Overall, the election results show the extent to which the election conditions were tailored to Orbán’s Fidesz, Hungary’s only large political party. Of the party’s 199 members of parliament, 106 were elected in single-member constituencies based on the first-past-the-post system. In many constituencies, Fidesz candidates only won with a relative majority, with the combined outcomes for the opposition candidates significantly higher in come cases. But the parties would have had to join forces and put up a single joint candidate in order to beat Fidesz — and they were unable to reach such an agreement in many electoral constituencies.
For some observers, including G.M. Tam, a leftist philosopher in Budapest and former anti-communist civil rights activist, Orbán’s landslide victory didn’t come as a surprise. “In recent years, elections all over Europe have been decided based on the so-called immigration question,” Tamás told DER SPIEGEL. He says that consensus over a common well-being and common interest is disappearing all over Europe and that an increasing number of groups in society are placing their own interest over those of minorities like foreign citizens or refugees. “Orbán is a strong and talented representative of this trend,” Tamás says. “That’s why he wins elections. Everyone in Hungary knows that he’s corrupt and that he governs poorly, and yet many people still vote for him because they consider it important that he protects them from immigrants and minorities like the Roma.”

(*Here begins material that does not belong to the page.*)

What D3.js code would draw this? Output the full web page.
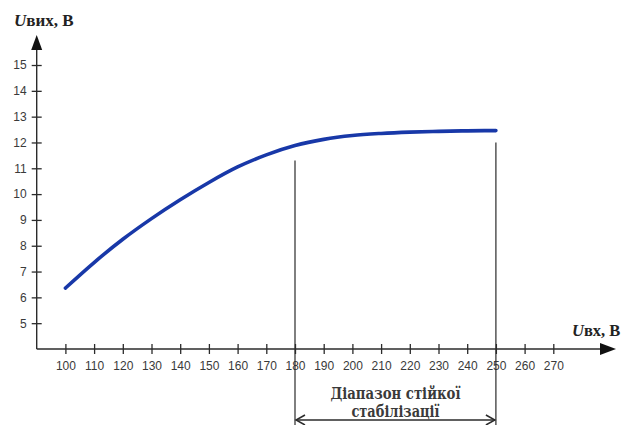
<!DOCTYPE html>
<html>
<head>
<meta charset="utf-8">
<script src="https://cdn.jsdelivr.net/npm/d3@7"></script>
<style>
  body { margin: 0; background: #fff; }
  svg { display: block; }
  .tick text { font-family: "Liberation Sans", Arial, sans-serif; font-size: 12px; fill: #3a3a3a; }
  .lbl { font-family: "Liberation Serif", "DejaVu Serif", serif; font-weight: bold; fill: #222; }
  .rangeText { font-family: "DejaVu Serif", serif; }
</style>
</head>
<body>
<svg id="chart" width="621" height="425"></svg>
<script>
// input voltage, V
const uIn = [100, 110, 120, 130, 140, 150, 160, 170, 180, 190, 200, 210, 220, 230, 240, 250];
// output voltage, V
const uOut = [6.36, 7.35, 8.25, 9.05, 9.78, 10.45, 11.05, 11.52, 11.88, 12.12, 12.27, 12.35, 12.40, 12.43, 12.45, 12.46];

const xTicks = [100, 110, 120, 130, 140, 150, 160, 170, 180, 190, 200, 210, 220, 230, 240, 250, 260, 270];
const yTicks = [5, 6, 7, 8, 9, 10, 11, 12, 13, 14, 15];

// stable range bounds and where their marker lines start
const rangeBounds = [180, 250];
const rangeTops = [11.3, 12.0];
const rangeText = ["Діапазон стійкої", "стабілізації"];

const width = 621, height = 425;
const svg = d3.select("#chart");

const x = d3.scaleLinear().domain([90, 300]).range([36.7, 639.4]);
const y = d3.scaleLinear().domain([4, 16]).range([349, 39.2]);

const ink = "#2b2b2b";

// axes with ticks on both sides
const xAxis = svg.append("g")
  .attr("transform", `translate(0,${y(4)})`)
  .call(d3.axisBottom(x).tickValues(xTicks).tickSize(5).tickPadding(7));
xAxis.select(".domain").remove();
xAxis.selectAll(".tick line").attr("y1", -5).attr("y2", 5).attr("stroke", ink).attr("stroke-width", 1.3);

const yAxis = svg.append("g")
  .attr("transform", `translate(${x(90)},0)`)
  .call(d3.axisLeft(y).tickValues(yTicks).tickSize(5).tickPadding(5));
yAxis.select(".domain").remove();
yAxis.selectAll(".tick line").attr("x1", -5).attr("x2", 5).attr("stroke", ink).attr("stroke-width", 1.3);

// axis lines with arrow heads
svg.append("line")
  .attr("x1", x(90)).attr("x2", 603)
  .attr("y1", y(4)).attr("y2", y(4))
  .attr("stroke", ink).attr("stroke-width", 1.4);
svg.append("path")
  .attr("d", `M600,${y(4) - 6}L616,${y(4)}L600,${y(4) + 6}Z`)
  .attr("fill", "#111");

svg.append("line")
  .attr("x1", x(90)).attr("x2", x(90))
  .attr("y1", y(4)).attr("y2", 48)
  .attr("stroke", ink).attr("stroke-width", 1.4);
svg.append("path")
  .attr("d", `M${x(90) - 5.5},50L${x(90)},35L${x(90) + 5.5},50Z`)
  .attr("fill", "#111");

// axis titles
const yTitle = svg.append("text").attr("class", "lbl")
  .attr("x", 14).attr("y", 26).attr("font-size", 17);
yTitle.append("tspan").attr("font-style", "italic").text("U");
yTitle.append("tspan").text("вих, В");

const xTitle = svg.append("text").attr("class", "lbl")
  .attr("x", 572).attr("y", 336).attr("font-size", 16.5);
xTitle.append("tspan").attr("font-style", "italic").text("U");
xTitle.append("tspan").text("вх, В");

// characteristic curve
const line = d3.line()
  .x(d => x(d[0]))
  .y(d => y(d[1]))
  .curve(d3.curveMonotoneX);

svg.append("path")
  .datum(uIn.map((v, i) => [v, uOut[i]]))
  .attr("d", line)
  .attr("fill", "none")
  .attr("stroke", "#1838a8")
  .attr("stroke-width", 3.6)
  .attr("stroke-linecap", "round");

// stable range markers
svg.selectAll(".bound")
  .data(rangeBounds)
  .join("line")
  .attr("class", "bound")
  .attr("x1", d => x(d)).attr("x2", d => x(d))
  .attr("y1", (d, i) => y(rangeTops[i])).attr("y2", height)
  .attr("stroke", ink).attr("stroke-width", 1.2);

const ay = 420;
const x0 = x(rangeBounds[0]), x1 = x(rangeBounds[1]);
svg.append("line")
  .attr("x1", x0 + 1).attr("x2", x1 - 1)
  .attr("y1", ay).attr("y2", ay)
  .attr("stroke", ink).attr("stroke-width", 1.3);
svg.append("path")
  .attr("d", `M${x0 + 10},${ay - 5}L${x0 + 1},${ay}L${x0 + 10},${ay + 5}M${x1 - 10},${ay - 5}L${x1 - 1},${ay}L${x1 - 10},${ay + 5}`)
  .attr("fill", "none")
  .attr("stroke", ink).attr("stroke-width", 1.5);

const textWidths = [130, 88];
svg.selectAll(".rangeText")
  .data(rangeText)
  .join("text")
  .attr("class", "lbl rangeText")
  .attr("x", (x0 + x1) / 2)
  .attr("y", (d, i) => 399 + i * 18)
  .attr("text-anchor", "middle")
  .attr("font-size", 16)
  .attr("textLength", (d, i) => textWidths[i])
  .attr("lengthAdjust", "spacingAndGlyphs")
  .style("fill", "#3a3a3a")
  .text(d => d);
</script>
</body>
</html>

Orbán Will Stay on Confrontation Course with EU
Political scientist Ágoston Mráz, who is closely tied to the government, described Orbán’s election victory as being “extraordinarily great and also rare for Europe” — and one that exceeded expectations even within the Fidesz camp. Mráz told DER SPIEGEL that the West must recognize that success as well. “When it comes to judging Orbán, the West is a prisoner of its own prejudices,” he says. “People don’t see how strong the democratic legitimization for Orbán is in Hungary.” He says that Orbán is capable of formulating goals that are supported by broad swaths of the population and he offers a strong national identity for a majority of the population. In contrast to many others in the region, Mráz point out, Orbán’s party has been extremely well organized for 30 years. “At this point, I think you can even speak of an Orbán era in Hungary,” Mráz says.
Expecting Orbán to ease his confrontational political style is unrealistic. In terms of foreign policy, Orbán wants to reform the European Union, essentially transforming it into merely an administrator of European subsidies and a single market — and not a Europe of shared political values that gets involved in domestic political debates. Orbán seeks to rally Central and Southeastern European countries behind that goal.
The re-elected prime minister is also likely to continue his xenophobic focus domestically as well. There is widespread discontent in Hungary over the numerous corruption scandals involving people close to Orbán and his party and over the poor state of the health and education systems and the deficient public administration. That has prompted Orbán and other Fidesz party leaders to frequently resort to anti-foreigner rhetoric in recent years. The refugee crisis in 2015, proved that the issue is sufficient to boost Orbán’s public opinion poll numbers.
All of which makes his reserved appearance on election night seem disingenuous at best. Particularly since Orbán explicitly said a few weeks ago that he planned to deal rigorously with his opponents and critics — including nongovernmental organizations. In his speech on the Hungarian national holiday on March 15, Orbán said: “After the election, we will of course seek amends — moral, political and legal amends.”